◆ **PROBLEM REQUIREMENTS**:
Repeat the entries that follow verbatim, without any of their pictures.

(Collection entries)

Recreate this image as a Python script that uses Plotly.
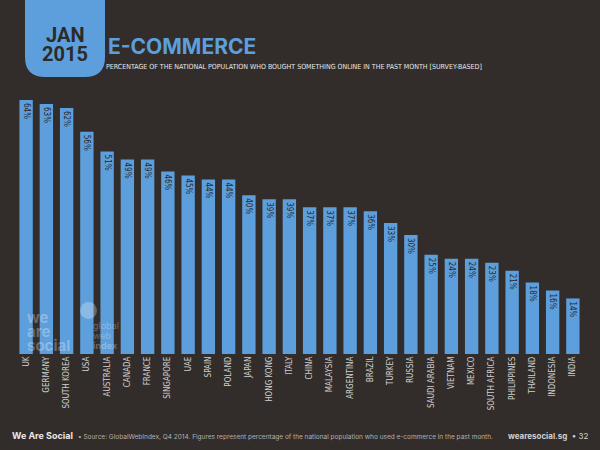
import plotly.graph_objects as go

countries = ["UK", "GERMANY", "SOUTH KOREA", "USA", "AUSTRALIA", "CANADA", "FRANCE",
             "SINGAPORE", "UAE", "SPAIN", "POLAND", "JAPAN", "HONG KONG", "ITALY",
             "CHINA", "MALAYSIA", "ARGENTINA", "BRAZIL", "TURKEY", "RUSSIA",
             "SAUDI ARABIA", "VIETNAM", "MEXICO", "SOUTH AFRICA", "PHILIPPINES",
             "THAILAND", "INDONESIA", "INDIA"]
ecommerce_pct = [64, 63, 62, 56, 51, 49, 49, 46, 45, 44, 44, 40, 39, 39,
                 37, 37, 37, 36, 33, 30, 25, 24, 24, 23, 21, 18, 16, 14]
bar_labels = [f"{v}%" for v in ecommerce_pct]

BG = "#322d2a"
BLUE = "#5d9fdc"
NARROW = "DejaVu Sans Condensed"

W, H = 600, 450
ML, MR, MT, MB = 16, 17, 100, 96

fig = go.Figure()
fig.add_trace(go.Bar(
    x=countries, y=ecommerce_pct,
    marker=dict(color=BLUE, line=dict(width=0)),
    text=bar_labels, textposition="inside", insidetextanchor="end",
    textangle=90, constraintext="none",
    textfont=dict(family=NARROW, size=8, color="#2a2a2a"),
    hoverinfo="x+y",
))

fig.update_layout(
    width=W, height=H,
    paper_bgcolor=BG, plot_bgcolor=BG,
    margin=dict(l=ML, r=MR, t=MT, b=MB),
    bargap=0.34,
    showlegend=False,
    xaxis=dict(tickangle=-90, showgrid=False, zeroline=False, showline=False,
               ticks="", range=[-0.5, 27.5],
               tickfont=dict(family=NARROW, size=8, color="#d0d0d0")),
    yaxis=dict(visible=False, range=[0, 64]),
)


# pixel -> paper coordinates
def px(x):
    return (x - ML) / (W - ML - MR)


def py(y):
    return (H - MB - y) / (H - MT - MB)


def note(x, y, text, size, color, family="Inter", anchor="center"):
    fig.add_annotation(x=px(x), y=py(y), xref="paper", yref="paper", showarrow=False,
                       xanchor=anchor, yanchor="middle", text=text,
                       font=dict(family=family, size=size, color=color))


# header box with rounded bottom corners
x0, x1, yt, yb = px(25), px(105), py(-5), py(77)
rx, ry = 20 / (W - ML - MR), 20 / (H - MT - MB)
fig.add_shape(type="path", xref="paper", yref="paper", layer="above",
              fillcolor=BLUE, line=dict(width=0),
              path=f"M {x0} {yt} L {x1} {yt} L {x1} {yb+ry} Q {x1} {yb} {x1-rx} {yb} "
                   f"L {x0+rx} {yb} Q {x0} {yb} {x0} {yb+ry} Z")

note(65, 35, "<b>JAN</b>", 20, "#2e2a28", "Roboto")
note(65, 54, "<b>2015</b>", 20, "#2e2a28", "Roboto")
note(106, 47, "<b>E-COMMERCE</b>", 21, BLUE, "Inter", "left")
note(104, 67, "PERCENTAGE OF THE NATIONAL POPULATION WHO BOUGHT SOMETHING ONLINE IN THE PAST MONTH [SURVEY-BASED]",
     7, "#e8e8e8", NARROW, "left")

# faint logos over the first bars
wm = "rgba(255,255,255,0.28)"
for i, word in enumerate(["we", "are", "social"]):
    note(25, 317 + i * 14, f"<b>{word}</b>", 15, wm, "Inter", "left")
fig.add_shape(type="circle", xref="paper", yref="paper", layer="above",
              x0=px(80), x1=px(97), y0=py(302), y1=py(319),
              fillcolor=wm, line=dict(width=0))
for i, word in enumerate(["global", "web", "<b>index</b>"]):
    note(91, 325 + i * 10, word, 9, wm, "Inter", "left")

# footer
note(10, 436, "<b>We Are Social</b>  <span style='font-size:6.5px;color:#b0b0b0'>"
              "• Source: GlobalWebIndex, Q4 2014. Figures represent percentage of the national "
              "population who used e-commerce in the past month.</span>",
     9, "#e8e8e8", "Inter", "left")
note(590, 436, "<b>wearesocial.sg</b>  • 32", 8, "#d0d0d0", "Inter", "right")

fig.write_html("out.html", config={"displayModeBar": False},
               post_script="document.body.style.margin='0';")
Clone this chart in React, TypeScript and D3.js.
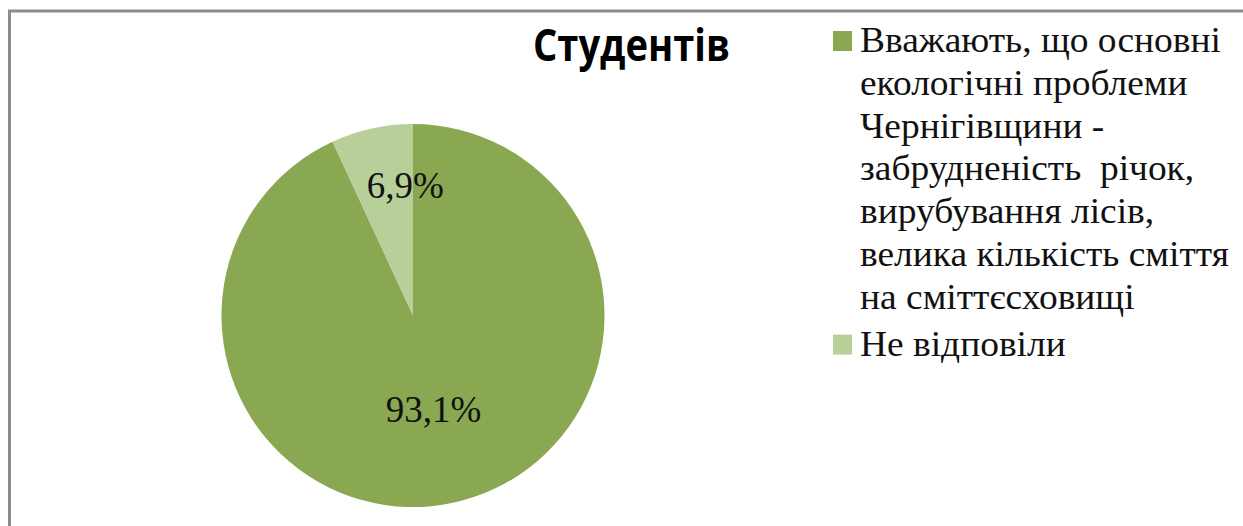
import * as React from "react";
import * as d3 from "d3";

const categories = ["Вважають", "Не відповіли"];
const values = [93.1, 6.9];
const colors = ["#8AA751", "#B9CF9A"];
const legendLines = [
  [
    "Вважають, що основні",
    "екологічні проблеми",
    "Чернігівщини -",
    "забрудненість  річок,",
    "вирубування лісів,",
    "велика кількість сміття",
    "на сміттєсховищі",
  ],
  ["Не відповіли"],
];
const title = "Студентів";

const W = 1243;
const H = 526;
const serif = "'Liberation Serif', 'Times New Roman', Tinos, serif";
const sans = "'Open Sans'";

// label radius as a share of the pie radius, plus a small sideways nudge
const labelRadius = [0.5, 0.7];
const labelNudge = [0, 21];

export default function App() {
  const cx = 413;
  const cy = 315.5;
  const r = 191.5;

  const arcs = d3
    .pie<number>()
    .sort(null)
    .value((d) => d)(values);
  const arc = d3.arc<d3.PieArcDatum<number>>().innerRadius(0).outerRadius(r);
  const fmt = (v: number) => d3.format(".1f")(v).replace(".", ",") + "%";

  const lineH = 42.8;
  let row = 0;
  const legendRows = categories.map((c, i) => {
    const start = row;
    row += legendLines[i].length;
    return { c, i, y: start * lineH + (i > 0 ? 4 : 0) };
  });

  return (
    <svg
      width={W}
      height={H}
      fontFamily={serif}
      style={{ position: "absolute", left: 0, top: 0, fontFamily: serif }}
    >
      {/* chart frame, runs off the right and bottom edge */}
      <rect
        x={9.5}
        y={11}
        width={W + 20}
        height={H + 20}
        fill="white"
        stroke="#8c8c8c"
        strokeWidth={3}
      />

      <g transform={`translate(${cx},${cy})`}>
        {arcs.map((d, i) => (
          <path key={i} d={arc(d) || ""} fill={colors[i]} />
        ))}
        {arcs.map((d, i) => {
          const lr = r * labelRadius[i];
          const [x, y] = d3
            .arc<d3.PieArcDatum<number>>()
            .innerRadius(lr)
            .outerRadius(lr)
            .centroid(d);
          return (
            <text
              key={i}
              x={x + labelNudge[i]}
              y={y}
              dy="0.35em"
              textAnchor="middle"
              fontSize={37}
              fill="#111"
            >
              {fmt(d.value)}
            </text>
          );
        })}
      </g>

      <g transform="translate(833,52)">
        {legendRows.map(({ c, i, y }) => (
          <g key={c} transform={`translate(0,${y})`}>
            <rect x={0} y={-21} width={19} height={20} fill={colors[i]} />
            {legendLines[i].map((t, j) => (
              <text
                key={j}
                transform={`translate(27,${j * lineH}) scale(1.07,1)`}
                fontSize={35}
                fill="#111"
                xmlSpace="preserve"
              >
                {t}
              </text>
            ))}
          </g>
        ))}
      </g>

      <text
        x={533}
        y={61}
        fontSize={44}
        fontWeight="bold"
        textLength={197}
        lengthAdjust="spacingAndGlyphs"
        style={{ fontFamily: sans }}
      >
        {title}
      </text>
    </svg>
  );
}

◆ **RESULT FOR THIS EXERCISE**:
Recreate this image as a Python script that uses Plotly.
import plotly.graph_objects as go

countries = ["UK", "GERMANY", "SOUTH KOREA", "USA", "AUSTRALIA", "CANADA", "FRANCE",
             "SINGAPORE", "UAE", "SPAIN", "POLAND", "JAPAN", "HONG KONG", "ITALY",
             "CHINA", "MALAYSIA", "ARGENTINA", "BRAZIL", "TURKEY", "RUSSIA",
             "SAUDI ARABIA", "VIETNAM", "MEXICO", "SOUTH AFRICA", "PHILIPPINES",
             "THAILAND", "INDONESIA", "INDIA"]
ecommerce_pct = [64, 63, 62, 56, 51, 49, 49, 46, 45, 44, 44, 40, 39, 39,
                 37, 37, 37, 36, 33, 30, 25, 24, 24, 23, 21, 18, 16, 14]
bar_labels = [f"{v}%" for v in ecommerce_pct]

BG = "#322d2a"
BLUE = "#5d9fdc"
NARROW = "DejaVu Sans Condensed"

W, H = 600, 450
ML, MR, MT, MB = 16, 17, 100, 96

fig = go.Figure()
fig.add_trace(go.Bar(
    x=countries, y=ecommerce_pct,
    marker=dict(color=BLUE, line=dict(width=0)),
    text=bar_labels, textposition="inside", insidetextanchor="end",
    textangle=90, constraintext="none",
    textfont=dict(family=NARROW, size=8, color="#2a2a2a"),
    hoverinfo="x+y",
))

fig.update_layout(
    width=W, height=H,
    paper_bgcolor=BG, plot_bgcolor=BG,
    margin=dict(l=ML, r=MR, t=MT, b=MB),
    bargap=0.34,
    showlegend=False,
    xaxis=dict(tickangle=-90, showgrid=False, zeroline=False, showline=False,
               ticks="", range=[-0.5, 27.5],
               tickfont=dict(family=NARROW, size=8, color="#d0d0d0")),
    yaxis=dict(visible=False, range=[0, 64]),
)


# pixel -> paper coordinates
def px(x):
    return (x - ML) / (W - ML - MR)


def py(y):
    return (H - MB - y) / (H - MT - MB)


def note(x, y, text, size, color, family="Inter", anchor="center"):
    fig.add_annotation(x=px(x), y=py(y), xref="paper", yref="paper", showarrow=False,
                       xanchor=anchor, yanchor="middle", text=text,
                       font=dict(family=family, size=size, color=color))


# header box with rounded bottom corners
x0, x1, yt, yb = px(25), px(105), py(-5), py(77)
rx, ry = 20 / (W - ML - MR), 20 / (H - MT - MB)
fig.add_shape(type="path", xref="paper", yref="paper", layer="above",
              fillcolor=BLUE, line=dict(width=0),
              path=f"M {x0} {yt} L {x1} {yt} L {x1} {yb+ry} Q {x1} {yb} {x1-rx} {yb} "
                   f"L {x0+rx} {yb} Q {x0} {yb} {x0} {yb+ry} Z")

note(65, 35, "<b>JAN</b>", 20, "#2e2a28", "Roboto")
note(65, 54, "<b>2015</b>", 20, "#2e2a28", "Roboto")
note(106, 47, "<b>E-COMMERCE</b>", 21, BLUE, "Inter", "left")
note(104, 67, "PERCENTAGE OF THE NATIONAL POPULATION WHO BOUGHT SOMETHING ONLINE IN THE PAST MONTH [SURVEY-BASED]",
     7, "#e8e8e8", NARROW, "left")

# faint logos over the first bars
wm = "rgba(255,255,255,0.28)"
for i, word in enumerate(["we", "are", "social"]):
    note(25, 317 + i * 14, f"<b>{word}</b>", 15, wm, "Inter", "left")
fig.add_shape(type="circle", xref="paper", yref="paper", layer="above",
              x0=px(80), x1=px(97), y0=py(302), y1=py(319),
              fillcolor=wm, line=dict(width=0))
for i, word in enumerate(["global", "web", "<b>index</b>"]):
    note(91, 325 + i * 10, word, 9, wm, "Inter", "left")

# footer
note(10, 436, "<b>We Are Social</b>  <span style='font-size:6.5px;color:#b0b0b0'>"
              "• Source: GlobalWebIndex, Q4 2014. Figures represent percentage of the national "
              "population who used e-commerce in the past month.</span>",
     9, "#e8e8e8", "Inter", "left")
note(590, 436, "<b>wearesocial.sg</b>  • 32", 8, "#d0d0d0", "Inter", "right")

fig.write_html("out.html", config={"displayModeBar": False},
               post_script="document.body.style.margin='0';")
Clone this chart in React, TypeScript and D3.js.
import * as React from "react";
import * as d3 from "d3";

const categories = ["Вважають", "Не відповіли"];
const values = [93.1, 6.9];
const colors = ["#8AA751", "#B9CF9A"];
const legendLines = [
  [
    "Вважають, що основні",
    "екологічні проблеми",
    "Чернігівщини -",
    "забрудненість  річок,",
    "вирубування лісів,",
    "велика кількість сміття",
    "на сміттєсховищі",
  ],
  ["Не відповіли"],
];
const title = "Студентів";

const W = 1243;
const H = 526;
const serif = "'Liberation Serif', 'Times New Roman', Tinos, serif";
const sans = "'Open Sans'";

// label radius as a share of the pie radius, plus a small sideways nudge
const labelRadius = [0.5, 0.7];
const labelNudge = [0, 21];

export default function App() {
  const cx = 413;
  const cy = 315.5;
  const r = 191.5;

  const arcs = d3
    .pie<number>()
    .sort(null)
    .value((d) => d)(values);
  const arc = d3.arc<d3.PieArcDatum<number>>().innerRadius(0).outerRadius(r);
  const fmt = (v: number) => d3.format(".1f")(v).replace(".", ",") + "%";

  const lineH = 42.8;
  let row = 0;
  const legendRows = categories.map((c, i) => {
    const start = row;
    row += legendLines[i].length;
    return { c, i, y: start * lineH + (i > 0 ? 4 : 0) };
  });

  return (
    <svg
      width={W}
      height={H}
      fontFamily={serif}
      style={{ position: "absolute", left: 0, top: 0, fontFamily: serif }}
    >
      {/* chart frame, runs off the right and bottom edge */}
      <rect
        x={9.5}
        y={11}
        width={W + 20}
        height={H + 20}
        fill="white"
        stroke="#8c8c8c"
        strokeWidth={3}
      />

      <g transform={`translate(${cx},${cy})`}>
        {arcs.map((d, i) => (
          <path key={i} d={arc(d) || ""} fill={colors[i]} />
        ))}
        {arcs.map((d, i) => {
          const lr = r * labelRadius[i];
          const [x, y] = d3
            .arc<d3.PieArcDatum<number>>()
            .innerRadius(lr)
            .outerRadius(lr)
            .centroid(d);
          return (
            <text
              key={i}
              x={x + labelNudge[i]}
              y={y}
              dy="0.35em"
              textAnchor="middle"
              fontSize={37}
              fill="#111"
            >
              {fmt(d.value)}
            </text>
          );
        })}
      </g>

      <g transform="translate(833,52)">
        {legendRows.map(({ c, i, y }) => (
          <g key={c} transform={`translate(0,${y})`}>
            <rect x={0} y={-21} width={19} height={20} fill={colors[i]} />
            {legendLines[i].map((t, j) => (
              <text
                key={j}
                transform={`translate(27,${j * lineH}) scale(1.07,1)`}
                fontSize={35}
                fill="#111"
                xmlSpace="preserve"
              >
                {t}
              </text>
            ))}
          </g>
        ))}
      </g>

      <text
        x={533}
        y={61}
        fontSize={44}
        fontWeight="bold"
        textLength={197}
        lengthAdjust="spacingAndGlyphs"
        style={{ fontFamily: sans }}
      >
        {title}
      </text>
    </svg>
  );
}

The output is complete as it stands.